The problem here is that it isn't easy to find someone who loves animals enough to want to spend long days cleaning up after them for 350.00 (cash) a week. I also need someone to cook and clean and run errands. Beau and I are bilingual, so someone who only speaks Spanish is fine with us. We really need someone to live in and be willing to work odd hours, but I gave in and hired Saida who won't stay nights because the trade off was her driving for us. Now she says she can't drive anymore because her license has expired and she is afraid to try to renew it with her fake social security card. I don't want to let her go, she needs this job, despite her casual attitude towards it. Plus I just hate going through the whole interview process. It's so grueling and stressful.

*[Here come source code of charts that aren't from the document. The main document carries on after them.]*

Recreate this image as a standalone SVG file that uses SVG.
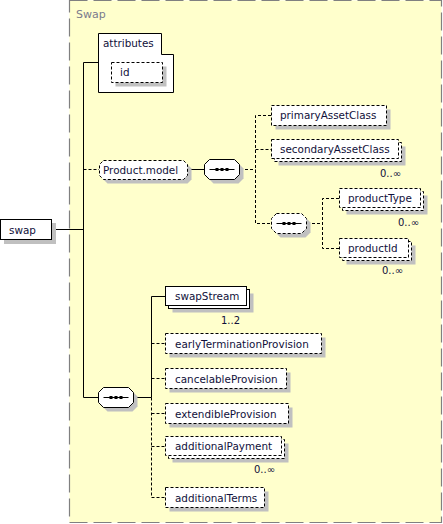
<svg xmlns="http://www.w3.org/2000/svg" width="443" height="524" viewBox="0 0 443 524">
<style>
text{font-family:"DejaVu Sans",Verdana,sans-serif;font-size:10.4px;fill:#10103a}
.occ{font-size:10px}
.box{fill:#fff;stroke:#000;stroke-width:1}
.opt{stroke-dasharray:3 2}
.sh{fill:#c0c0c0;stroke:none}
.ln{fill:none;stroke:#000;stroke-width:1}
.dl{fill:none;stroke:#000;stroke-width:1;stroke-dasharray:3 2}
</style>
<defs>
<path id="comp" d="M5,0H30L35,5V15L30,20H5L0,15V5Z"/>
<g id="seqicon"><path d="M5,10H30" stroke="#000" stroke-width="1"/><rect x="11" y="8.5" width="3" height="3" fill="#000"/><rect x="16" y="8.5" width="3" height="3" fill="#000"/><rect x="21" y="8.5" width="3" height="3" fill="#000"/></g>
</defs>
<g id="group-Swap">
<rect x="69.5" y="0.5" width="372" height="522" fill="#ffffcc" stroke="#808080" stroke-width="1.2" stroke-dasharray="18 6"/>
<text x="76" y="18" style="font-size:11px;fill:#7a7a8c">Swap</text>
</g>
<g id="connectors">
<path class="ln" d="M52,229.5H83.5"/>
<path class="ln" d="M98,62.5H83.5V397.5H98"/>
<path class="dl" d="M83.5,169.5H99"/>
<path class="ln" d="M188,169.5H204"/>
<path class="dl" d="M240,169.5H255.5"/>
<path class="dl" d="M271,115.5H255.5V223.5H271"/>
<path class="dl" d="M255.5,149.5H271"/>
<path class="dl" d="M307,223.5H322.5"/>
<path class="dl" d="M339,198.5H322.5V248.5H339"/>
<path class="ln" d="M134,397.5H151.5"/>
<path class="ln" d="M165,296.5H151.5V397.5"/>
<path class="dl" d="M151.5,397.5V497.5H165"/>
<path class="dl" d="M151.5,343.5H165"/>
<path class="dl" d="M151.5,378.5H165"/>
<path class="dl" d="M151.5,413.5H165"/>
<path class="dl" d="M151.5,446.5H165"/>
</g>
<g id="node-swap">
<rect class="sh" x="4" y="223" width="52" height="21"/>
<rect class="box" x="0.5" y="219.5" width="51" height="20"/>
<text x="9" y="233.5">swap</text>
</g>
<g id="node-attributes">
<path class="box" d="M98.5,33.5H161.5V54.5H173.5V92.5H98.5Z"/>
<text x="103" y="47">attributes</text>
</g>
<g id="node-id">
<rect class="sh" x="115.5" y="66.5" width="51" height="20"/>
<rect class="box opt" x="111.5" y="62.5" width="51" height="20"/>
<text x="120" y="76">id</text>
</g>
<g id="node-Product.model">
<path class="sh" d="M107.5,164.5H187.5L191.5,168.5V179.5L187.5,183.5H107.5L103.5,179.5V168.5Z"/>
<path class="box opt" d="M103.5,160.5H183.5L187.5,164.5V175.5L183.5,179.5H103.5L99.5,175.5V164.5Z"/>
<text x="103" y="174">Product.model</text>
</g>
<g id="node-seq1">
<use href="#comp" x="208.5" y="163.5" class="sh"/>
<use href="#comp" x="204.5" y="159.5" class="box"/>
<use href="#seqicon" x="204.5" y="159.5"/>
</g>
<g id="node-primaryAssetClass">
<rect class="sh" x="275.5" y="109.5" width="115" height="20"/>
<rect class="box opt" x="271.5" y="105.5" width="115" height="20"/>
<text x="280" y="119">primaryAssetClass</text>
</g>
<g id="node-secondaryAssetClass">
<rect class="sh" x="278.5" y="146.5" width="127" height="19"/>
<rect class="box opt" x="274.5" y="142.5" width="127" height="19"/>
<rect class="box opt" x="271.5" y="139.5" width="127" height="19"/>
<text x="280" y="153">secondaryAssetClass</text>
<text class="occ" x="401" y="177" text-anchor="end">0..∞</text>
</g>
<g id="node-seq2">
<use href="#comp" x="275.5" y="217.5" class="sh"/>
<use href="#comp" x="271.5" y="213.5" class="box opt"/>
<use href="#seqicon" x="271.5" y="213.5"/>
</g>
<g id="node-productType">
<rect class="sh" x="346.5" y="195.5" width="81" height="19"/>
<rect class="box opt" x="342.5" y="191.5" width="81" height="19"/>
<rect class="box opt" x="339.5" y="188.5" width="81" height="19"/>
<text x="348" y="202">productType</text>
<text class="occ" x="419" y="226" text-anchor="end">0..∞</text>
</g>
<g id="node-productId">
<rect class="sh" x="346.5" y="245.5" width="69" height="19"/>
<rect class="box opt" x="342.5" y="241.5" width="69" height="19"/>
<rect class="box opt" x="339.5" y="238.5" width="69" height="19"/>
<text x="348" y="252">productId</text>
<text class="occ" x="403" y="274" text-anchor="end">0..∞</text>
</g>
<g id="node-seq3">
<use href="#comp" x="102.5" y="391.5" class="sh"/>
<use href="#comp" x="98.5" y="387.5" class="box"/>
<use href="#seqicon" x="98.5" y="387.5"/>
</g>
<g id="node-swapStream">
<rect class="sh" x="172.5" y="293.5" width="81" height="19"/>
<rect class="box" x="168.5" y="289.5" width="81" height="19"/>
<rect class="box" x="165.5" y="286.5" width="81" height="19"/>
<text x="175" y="300">swapStream</text>
<text class="occ" x="240" y="324" text-anchor="end">1..2</text>
</g>
<g id="node-earlyTerminationProvision">
<rect class="sh" x="169.5" y="337.5" width="156" height="20"/>
<rect class="box opt" x="165.5" y="333.5" width="156" height="20"/>
<text x="175" y="347.5">earlyTerminationProvision</text>
</g>
<g id="node-cancelableProvision">
<rect class="sh" x="169.5" y="372.5" width="121" height="20"/>
<rect class="box opt" x="165.5" y="368.5" width="121" height="20"/>
<text x="175" y="382.5">cancelableProvision</text>
</g>
<g id="node-extendibleProvision">
<rect class="sh" x="169.5" y="407.5" width="123" height="20"/>
<rect class="box opt" x="165.5" y="403.5" width="123" height="20"/>
<text x="175" y="417.5">extendibleProvision</text>
</g>
<g id="node-additionalPayment">
<rect class="sh" x="172.5" y="443.5" width="116" height="19"/>
<rect class="box opt" x="168.5" y="439.5" width="116" height="19"/>
<rect class="box opt" x="165.5" y="436.5" width="116" height="19"/>
<text x="175" y="450">additionalPayment</text>
<text class="occ" x="275" y="473" text-anchor="end">0..∞</text>
</g>
<g id="node-additionalTerms">
<rect class="sh" x="169.5" y="491.5" width="99" height="20"/>
<rect class="box opt" x="165.5" y="487.5" width="99" height="20"/>
<text x="175" y="501.5">additionalTerms</text>
</g>
</svg>
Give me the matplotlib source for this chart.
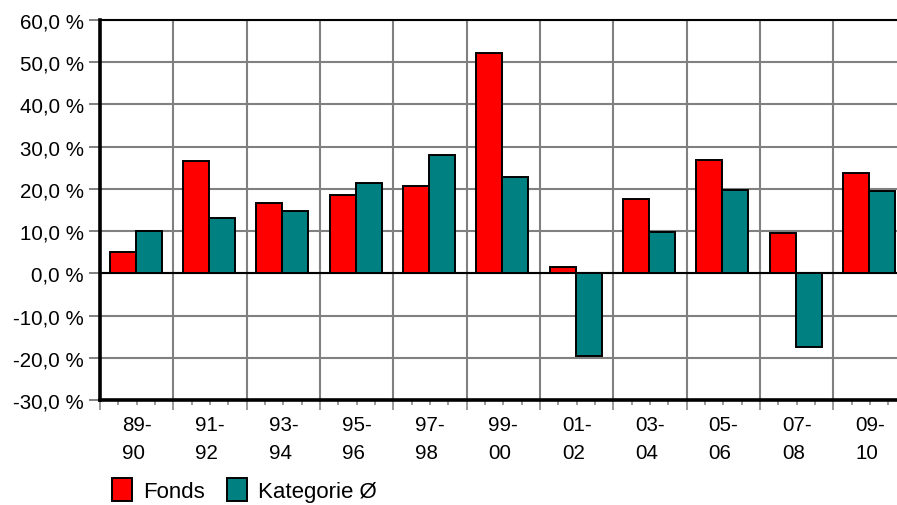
import numpy as np
import matplotlib
matplotlib.use('Agg')
import matplotlib.pyplot as plt
from matplotlib.ticker import FuncFormatter

plt.rcParams['font.family'] = ['Liberation Sans', 'DejaVu Sans']

# Data (percent)
periods = ['89-\n90', '91-\n92', '93-\n94', '95-\n96', '97-\n98', '99-\n00',
           '01-\n02', '03-\n04', '05-\n06', '07-\n08', '09-\n10']
fonds = [5.1, 26.5, 16.7, 18.5, 20.8, 52.2, 1.4, 17.5, 26.9, 9.5, 23.8]
kategorie = [10.0, 13.2, 14.8, 21.3, 28.0, 22.7, -19.6, 9.9, 19.8, -17.5, 19.4]

grey = '#808080'
n = len(periods)
x = np.arange(n)

fig = plt.figure(figsize=(8.97, 5.06), dpi=100)
ax = fig.add_axes([100 / 897, 105 / 506, 806.7 / 897, 380 / 506])

# bars
ax.bar(x + 0.13, fonds, width=0.355, align='edge', color='#FF0000',
       edgecolor='black', linewidth=1.4, label='Fonds', zorder=3)
ax.bar(x + 0.485, kategorie, width=0.355, align='edge', color='#008080',
       edgecolor='black', linewidth=1.4, label='Kategorie Ø', zorder=3)

ax.set_xlim(0, n)
ax.set_ylim(-30, 60)

# y axis
ax.set_yticks(np.arange(-30, 61, 10))
ax.yaxis.set_major_formatter(FuncFormatter(lambda v, p: f'{v:.1f} %'.replace('.', ',')))
ax.tick_params(axis='y', direction='out', length=8, width=1.4, color=grey,
               pad=3.5, labelsize=14.8)

# x axis: long ticks at group borders, short ticks at quarters
ax.set_xticks(np.arange(0, n + 1))
ax.set_xticklabels([])
minor_pos = []
minor_lab = []
for i in range(n):
    for q, lab in [(0.25, ''), (0.5, periods[i]), (0.75, '')]:
        minor_pos.append(i + q)
        minor_lab.append(lab)
ax.set_xticks(minor_pos, minor_lab, minor=True)
ax.tick_params(axis='x', which='major', direction='out', length=7, width=1.1, color=grey)
ax.tick_params(axis='x', which='minor', direction='out', length=3.6, width=1.1, color=grey,
               pad=7, labelsize=14.8)
for t in ax.get_xticklabels(minor=True):
    t.set_linespacing(1.65)
    t.set_multialignment('left')

# grid
ax.grid(True, which='major', color=grey, linewidth=1.5)
ax.set_axisbelow(True)
ax.axhline(0, color='black', linewidth=1.5, zorder=2)

for side in ['left', 'bottom']:
    ax.spines[side].set_linewidth(2.6)
    ax.spines[side].set_zorder(4)
ax.spines['top'].set_linewidth(1.5)
ax.spines['right'].set_visible(False)

fig.legend(loc='upper left', bbox_to_anchor=(112 / 897, 1 - 479 / 506),
           ncol=2, frameon=False, fontsize=16, handlelength=0.9, handleheight=1.2,
           handletextpad=0.5, columnspacing=1.0, borderpad=0, borderaxespad=0)

fig.savefig('out.png', dpi=100)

I'm also dealing with an issue that's come up for me with a friend, and I can't talk about it here, because he/she reads my journal. If you're thinking it's you, it isn't, because this person is so incredibly selfish it wouldn't even occur to them to care. Then again maybe they would because it seems like the only time they get interested is when there is some kind of negative charge that draws their attention. I'm so burnt out and hurting over this. I've been such a good friend too, I deserve better, but asking for it makes him/her just push you further away. I've invested so much in this relationship, but I've been pulling away and distancing myself for a while now, so maybe I'll just keep on doing that. It's sad because we have sooo much in common and I really love him. Sucks!
Growth, growth, growth. I promised myself this year would be all about growth. Gotta let go sometimes, even when it hurts. I've done a lot of letting go in my life, maybe I need to get better at it.